- REQUIRED WORK:
Exact reproduction of the data is required, with images excluded.
---+---
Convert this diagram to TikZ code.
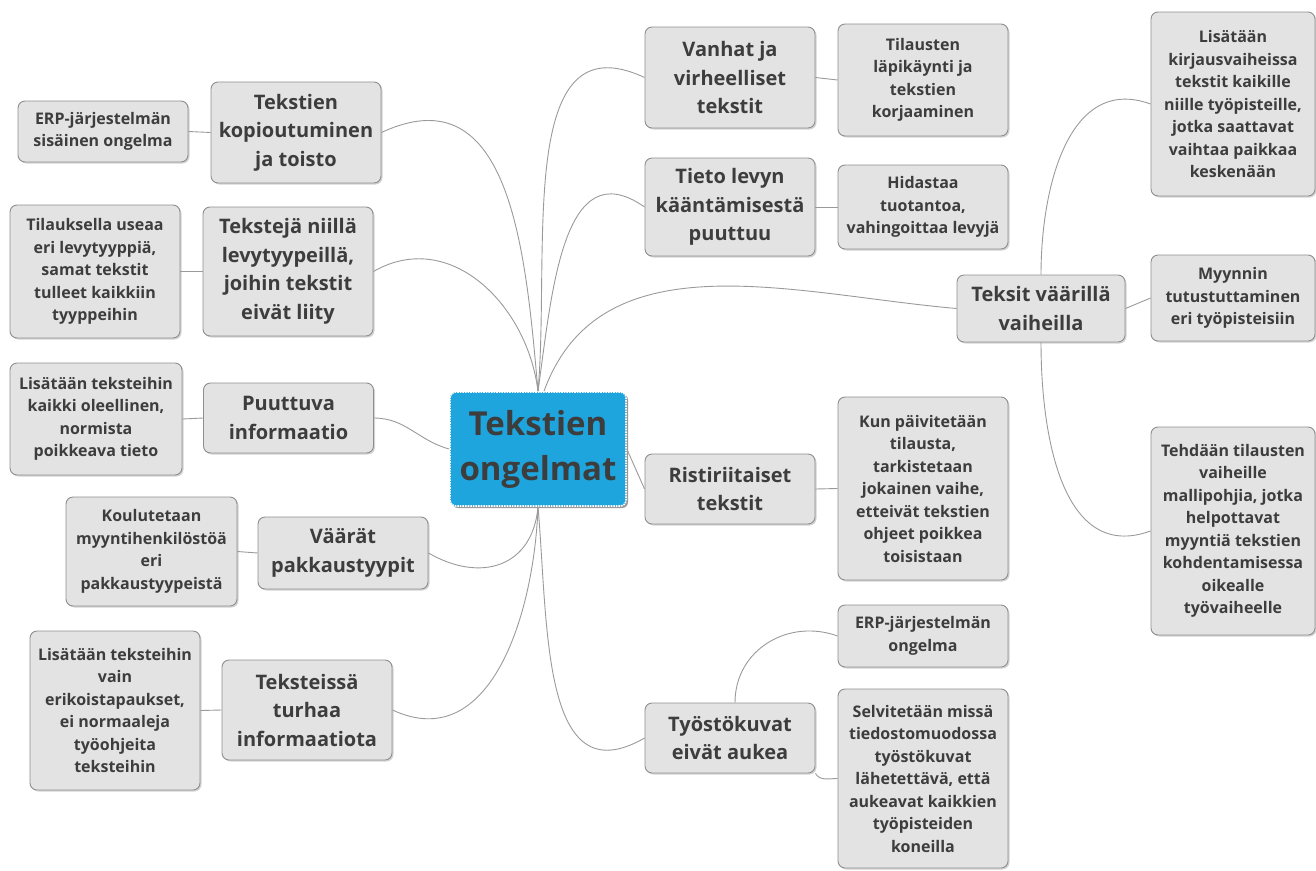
\documentclass[tikz,border=0pt]{standalone}
\usepackage{fontspec}
\setmainfont{Open Sans}
\usepackage{tikz}
\usetikzlibrary{shadows}

\definecolor{boxfill}{HTML}{E3E3E3}
\definecolor{boxline}{HTML}{8E8E8E}
\definecolor{boxtext}{HTML}{3D3D3D}
\definecolor{rootfill}{HTML}{1FA5DE}
\definecolor{linkgray}{HTML}{9A9A9A}

\begin{document}
\begin{tikzpicture}[x=1pt, y=1pt,
    box/.style={draw=boxline, fill=boxfill, rounded corners=7pt, line width=0.9pt,
        align=center, text=boxtext, inner sep=3pt,
        drop shadow={shadow xshift=1.5pt, shadow yshift=-1.5pt, opacity=0.35}},
    mainbox/.style={box, minimum width=170pt, font=\bfseries\fontsize{20}{28.5}\selectfont},
    leafbox/.style={box, minimum width=170pt, font=\bfseries\fontsize{16}{22.5}\selectfont},
    rootbox/.style={fill=rootfill, draw=white, densely dotted, line width=1.6pt,
        rounded corners=6pt, minimum width=176pt, minimum height=114pt, align=center,
        text=boxtext, font=\bfseries\fontsize{33}{45}\selectfont,
        drop shadow={shadow xshift=2pt, shadow yshift=-2pt, opacity=0.8}},
    link/.style={draw=linkgray, line width=0.9pt}]

    \useasboundingbox (0,0) rectangle (1316,-870);

    % ==========================================
    % Root
    % ==========================================
    \node[rootbox] (ongelmat) at (538,-449) {Tekstien\\ongelmat};

    % ==========================================
    % Left branches
    % ==========================================
    \node[mainbox, minimum height=101pt] (kopiot) at (296,-132.5) {Tekstien\\kopioutuminen\\ja toisto};
    \node[mainbox, minimum height=129pt] (levyt) at (288,-271.5) {Tekstejä niillä\\levytyypeillä,\\joihin tekstit\\eivät liity};
    \node[mainbox, minimum height=70pt] (puuttuva) at (288.5,-418) {Puuttuva\\informaatio};
    \node[mainbox, minimum height=72pt] (pakkaus) at (343,-553) {Väärät\\pakkaustyypit};
    \node[mainbox, minimum height=100pt] (turha) at (307,-710) {Teksteissä\\turhaa\\informaatiota};

    % left leaves
    \node[leafbox, minimum height=61pt] (erp) at (103,-131.5) {ERP-järjestelmän\\sisäinen ongelma};
    \node[leafbox, minimum height=133pt] (useaa) at (95,-271.5) {Tilauksella useaa\\eri levytyyppiä,\\samat tekstit\\tulleet kaikkiin\\tyyppeihin};
    \node[leafbox, minimum height=112pt, minimum width=172pt] (oleellinen) at (96,-419) {Lisätään teksteihin\\kaikki oleellinen,\\normista\\poikkeava tieto};
    \node[leafbox, minimum height=109pt, minimum width=171pt] (koulutus) at (151.5,-551.5) {Koulutetaan\\myyntihenkilöstöä\\eri\\pakkaustyypeistä};
    \node[leafbox, minimum height=159pt] (erikois) at (115,-710.5) {Lisätään teksteihin\\vain\\erikoistapaukset,\\ei normaaleja\\työohjeita\\teksteihin};

    % ==========================================
    % Right branches
    % ==========================================
    \node[mainbox, minimum height=101pt] (vanhat) at (730,-77.5) {Vanhat ja\\virheelliset\\tekstit};
    \node[mainbox, minimum height=98pt] (kaanto) at (730,-207) {Tieto levyn\\kääntämisestä\\puuttuu};
    \node[mainbox, minimum height=67pt, minimum width=168pt] (vaiheet) at (1041,-308.5) {Teksit väärillä\\vaiheilla};
    \node[mainbox, minimum height=70pt] (ristiriita) at (730,-489) {Ristiriitaiset\\tekstit};
    \node[mainbox, minimum height=70pt] (kuvat) at (730,-738) {Työstökuvat\\eivät aukea};

    % right leaves
    \node[leafbox, minimum height=112pt] (lapikaynti) at (923,-80) {Tilausten\\läpikäynti ja\\tekstien\\korjaaminen};
    \node[leafbox, minimum height=84pt] (hidastaa) at (923,-207) {Hidastaa\\tuotantoa,\\vahingoittaa levyjä};
    \node[leafbox, minimum height=184pt, minimum width=164pt] (kirjaus) at (1233,-104) {Lisätään\\kirjausvaiheissa\\tekstit kaikille\\niille työpisteille,\\jotka saattavat\\vaihtaa paikkaa\\keskenään};
    \node[leafbox, minimum height=86pt, minimum width=164pt] (myynti) at (1233,-298) {Myynnin\\tutustuttaminen\\eri työpisteisiin};
    \node[leafbox, minimum height=208pt, minimum width=164pt] (mallipohja) at (1233,-531) {Tehdään tilausten\\vaiheille\\mallipohjia, jotka\\helpottavat\\myyntiä tekstien\\kohdentamisessa\\oikealle\\työvaiheelle};
    \node[leafbox, minimum height=183pt] (paivitys) at (923,-488.5) {Kun päivitetään\\tilausta,\\tarkistetaan\\jokainen vaihe,\\etteivät tekstien\\ohjeet poikkea\\toisistaan};
    \node[leafbox, minimum height=62pt] (erp2) at (923,-636) {ERP-järjestelmän\\ongelma};
    \node[leafbox, minimum height=179pt] (tiedosto) at (923,-778.5) {Selvitetään missä\\tiedostomuodossa\\työstökuvat\\lähetettävä, että\\aukeavat kaikkien\\työpisteiden\\koneilla};

    % ==========================================
    % Connectors
    % ==========================================
    % root to branches
    \draw[link] (ongelmat.north) to[out=95, in=25, looseness=1.2] (kopiot.east);
    \draw[link] (ongelmat.north) to[out=97, in=30, looseness=1.1] (levyt.east);
    \draw[link] (puuttuva.east) to[out=0, in=165] (ongelmat.west);
    \draw[link] (ongelmat.south) to[out=-95, in=-30, looseness=1.3] (pakkaus.east);
    \draw[link] (ongelmat.south) to[out=-92, in=-25, looseness=1.1] (turha.east);
    \draw[link] (ongelmat.north) to[out=85, in=155, looseness=1.1] (vanhat.west);
    \draw[link] (ongelmat.north) to[out=82, in=145, looseness=1.2] (kaanto.west);
    \draw[link] ([xshift=6pt]ongelmat.north) to[out=70, in=175] (vaiheet.west);
    \draw[link] (ongelmat.east) -- (ristiriita.west);
    \draw[link] (ongelmat.south) to[out=-85, in=-150, looseness=1.2] (kuvat.west);

    % branches to leaves
    \draw[link] (erp.east) -- (kopiot.west);
    \draw[link] (useaa.east) -- (levyt.west);
    \draw[link] (oleellinen.east) -- (puuttuva.west);
    \draw[link] (koulutus.east) -- (pakkaus.west);
    \draw[link] (erikois.east) -- (turha.west);
    \draw[link] (vanhat.east) -- (lapikaynti.west);
    \draw[link] (kaanto.east) -- (hidastaa.west);
    \draw[link] (vaiheet.north) to[out=90, in=160, looseness=1.1] (kirjaus.west);
    \draw[link] (vaiheet.east) -- (myynti.west);
    \draw[link] (vaiheet.south) to[out=-90, in=-160, looseness=1.1] (mallipohja.west);
    \draw[link] (ristiriita.east) -- (paivitys.west);
    \draw[link] ([xshift=5pt]kuvat.north) to[out=90, in=160, looseness=1.1] (erp2.west);
    \draw[link] (kuvat.south east) to[out=-60, in=180] (tiedosto.west);

\end{tikzpicture}
\end{document}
---+---
- WORKED ANSWER:
Convert this diagram to TikZ code.
\documentclass[tikz,border=0pt]{standalone}
\usepackage{fontspec}
\setmainfont{Open Sans}
\usepackage{tikz}
\usetikzlibrary{shadows}

\definecolor{boxfill}{HTML}{E3E3E3}
\definecolor{boxline}{HTML}{8E8E8E}
\definecolor{boxtext}{HTML}{3D3D3D}
\definecolor{rootfill}{HTML}{1FA5DE}
\definecolor{linkgray}{HTML}{9A9A9A}

\begin{document}
\begin{tikzpicture}[x=1pt, y=1pt,
    box/.style={draw=boxline, fill=boxfill, rounded corners=7pt, line width=0.9pt,
        align=center, text=boxtext, inner sep=3pt,
        drop shadow={shadow xshift=1.5pt, shadow yshift=-1.5pt, opacity=0.35}},
    mainbox/.style={box, minimum width=170pt, font=\bfseries\fontsize{20}{28.5}\selectfont},
    leafbox/.style={box, minimum width=170pt, font=\bfseries\fontsize{16}{22.5}\selectfont},
    rootbox/.style={fill=rootfill, draw=white, densely dotted, line width=1.6pt,
        rounded corners=6pt, minimum width=176pt, minimum height=114pt, align=center,
        text=boxtext, font=\bfseries\fontsize{33}{45}\selectfont,
        drop shadow={shadow xshift=2pt, shadow yshift=-2pt, opacity=0.8}},
    link/.style={draw=linkgray, line width=0.9pt}]

    \useasboundingbox (0,0) rectangle (1316,-870);

    % ==========================================
    % Root
    % ==========================================
    \node[rootbox] (ongelmat) at (538,-449) {Tekstien\\ongelmat};

    % ==========================================
    % Left branches
    % ==========================================
    \node[mainbox, minimum height=101pt] (kopiot) at (296,-132.5) {Tekstien\\kopioutuminen\\ja toisto};
    \node[mainbox, minimum height=129pt] (levyt) at (288,-271.5) {Tekstejä niillä\\levytyypeillä,\\joihin tekstit\\eivät liity};
    \node[mainbox, minimum height=70pt] (puuttuva) at (288.5,-418) {Puuttuva\\informaatio};
    \node[mainbox, minimum height=72pt] (pakkaus) at (343,-553) {Väärät\\pakkaustyypit};
    \node[mainbox, minimum height=100pt] (turha) at (307,-710) {Teksteissä\\turhaa\\informaatiota};

    % left leaves
    \node[leafbox, minimum height=61pt] (erp) at (103,-131.5) {ERP-järjestelmän\\sisäinen ongelma};
    \node[leafbox, minimum height=133pt] (useaa) at (95,-271.5) {Tilauksella useaa\\eri levytyyppiä,\\samat tekstit\\tulleet kaikkiin\\tyyppeihin};
    \node[leafbox, minimum height=112pt, minimum width=172pt] (oleellinen) at (96,-419) {Lisätään teksteihin\\kaikki oleellinen,\\normista\\poikkeava tieto};
    \node[leafbox, minimum height=109pt, minimum width=171pt] (koulutus) at (151.5,-551.5) {Koulutetaan\\myyntihenkilöstöä\\eri\\pakkaustyypeistä};
    \node[leafbox, minimum height=159pt] (erikois) at (115,-710.5) {Lisätään teksteihin\\vain\\erikoistapaukset,\\ei normaaleja\\työohjeita\\teksteihin};

    % ==========================================
    % Right branches
    % ==========================================
    \node[mainbox, minimum height=101pt] (vanhat) at (730,-77.5) {Vanhat ja\\virheelliset\\tekstit};
    \node[mainbox, minimum height=98pt] (kaanto) at (730,-207) {Tieto levyn\\kääntämisestä\\puuttuu};
    \node[mainbox, minimum height=67pt, minimum width=168pt] (vaiheet) at (1041,-308.5) {Teksit väärillä\\vaiheilla};
    \node[mainbox, minimum height=70pt] (ristiriita) at (730,-489) {Ristiriitaiset\\tekstit};
    \node[mainbox, minimum height=70pt] (kuvat) at (730,-738) {Työstökuvat\\eivät aukea};

    % right leaves
    \node[leafbox, minimum height=112pt] (lapikaynti) at (923,-80) {Tilausten\\läpikäynti ja\\tekstien\\korjaaminen};
    \node[leafbox, minimum height=84pt] (hidastaa) at (923,-207) {Hidastaa\\tuotantoa,\\vahingoittaa levyjä};
    \node[leafbox, minimum height=184pt, minimum width=164pt] (kirjaus) at (1233,-104) {Lisätään\\kirjausvaiheissa\\tekstit kaikille\\niille työpisteille,\\jotka saattavat\\vaihtaa paikkaa\\keskenään};
    \node[leafbox, minimum height=86pt, minimum width=164pt] (myynti) at (1233,-298) {Myynnin\\tutustuttaminen\\eri työpisteisiin};
    \node[leafbox, minimum height=208pt, minimum width=164pt] (mallipohja) at (1233,-531) {Tehdään tilausten\\vaiheille\\mallipohjia, jotka\\helpottavat\\myyntiä tekstien\\kohdentamisessa\\oikealle\\työvaiheelle};
    \node[leafbox, minimum height=183pt] (paivitys) at (923,-488.5) {Kun päivitetään\\tilausta,\\tarkistetaan\\jokainen vaihe,\\etteivät tekstien\\ohjeet poikkea\\toisistaan};
    \node[leafbox, minimum height=62pt] (erp2) at (923,-636) {ERP-järjestelmän\\ongelma};
    \node[leafbox, minimum height=179pt] (tiedosto) at (923,-778.5) {Selvitetään missä\\tiedostomuodossa\\työstökuvat\\lähetettävä, että\\aukeavat kaikkien\\työpisteiden\\koneilla};

    % ==========================================
    % Connectors
    % ==========================================
    % root to branches
    \draw[link] (ongelmat.north) to[out=95, in=25, looseness=1.2] (kopiot.east);
    \draw[link] (ongelmat.north) to[out=97, in=30, looseness=1.1] (levyt.east);
    \draw[link] (puuttuva.east) to[out=0, in=165] (ongelmat.west);
    \draw[link] (ongelmat.south) to[out=-95, in=-30, looseness=1.3] (pakkaus.east);
    \draw[link] (ongelmat.south) to[out=-92, in=-25, looseness=1.1] (turha.east);
    \draw[link] (ongelmat.north) to[out=85, in=155, looseness=1.1] (vanhat.west);
    \draw[link] (ongelmat.north) to[out=82, in=145, looseness=1.2] (kaanto.west);
    \draw[link] ([xshift=6pt]ongelmat.north) to[out=70, in=175] (vaiheet.west);
    \draw[link] (ongelmat.east) -- (ristiriita.west);
    \draw[link] (ongelmat.south) to[out=-85, in=-150, looseness=1.2] (kuvat.west);

    % branches to leaves
    \draw[link] (erp.east) -- (kopiot.west);
    \draw[link] (useaa.east) -- (levyt.west);
    \draw[link] (oleellinen.east) -- (puuttuva.west);
    \draw[link] (koulutus.east) -- (pakkaus.west);
    \draw[link] (erikois.east) -- (turha.west);
    \draw[link] (vanhat.east) -- (lapikaynti.west);
    \draw[link] (kaanto.east) -- (hidastaa.west);
    \draw[link] (vaiheet.north) to[out=90, in=160, looseness=1.1] (kirjaus.west);
    \draw[link] (vaiheet.east) -- (myynti.west);
    \draw[link] (vaiheet.south) to[out=-90, in=-160, looseness=1.1] (mallipohja.west);
    \draw[link] (ristiriita.east) -- (paivitys.west);
    \draw[link] ([xshift=5pt]kuvat.north) to[out=90, in=160, looseness=1.1] (erp2.west);
    \draw[link] (kuvat.south east) to[out=-60, in=180] (tiedosto.west);

\end{tikzpicture}
\end{document}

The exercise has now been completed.